Não iremos aprofundar questões pertinentes como a depressão, alcoolismo ou eutanásia, uma vez que seria impossível abordar todos esses assuntos com devida atenção em um único texto. Caras leitoras, não vamos cair na mesmice dizendo que estamos simplificando relações que são complexas apontando apenas um fator como a causa do problema. Sim, as relações são complexas e sim, os problemas entre relacionamentos geralmente não vem de um único ponto, porém, o intuito desta reflexão não é apresentar soluções milagrosas para relacionamentos, a intenção é jogar luz sobre um comportamento que é tradicionalmente apontado como intrínseco à mulher, o poder de transformar para melhor outros indivíduos, especialmente quando a situação envolve relacionamentos amorosos. Uma carga que se mostra psicologicamente muito perturbadora e que indiretamente atribui à mulher o papel de psicóloga ou, até mesmo, de mãe. A mulher transformadora é uma construção social que acabamos incorporando como um dever sem perceber.

Louisa aceitou o papel da mulher transformadora sem se questionar. Será que é possível afirmar que Will é egoísta e que não gostava dela? Ou devemos nos perguntar se o que nos resta fazer é respeitar as escolhas do outro, e se essas escolhas nos fazem bem ou não, somos nós que devemos refletir e decidir se desejamos permanecer ou não com alguém que possua determinadas características.

Nossa protagonista achou que poderia mudar a escolha de vida de alguém e a frustração de não conseguir esse feito caiu sobre ela com uma pesada carga de incapacidade.

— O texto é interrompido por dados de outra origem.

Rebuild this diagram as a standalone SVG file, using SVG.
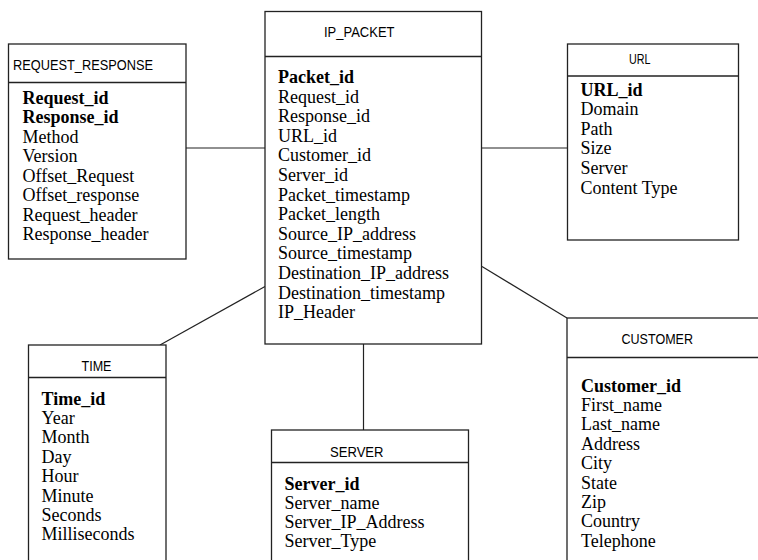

Frases como “eu posso fazer você feliz” “isso foi antes de mim” ou “não posso deixar isso acontecer” mostram o quanto normalizamos a concepção de que a mulher transformadora pode mudar um homem ou de que alguém mudar unicamente por amor, papel que a protagonista adota para si e as mulheres reais também. Ao final, aceitar que não se pode mudar ninguém foi a forma com que Louisa conseguiu lidar de maneira menos devastadora com sua experiência.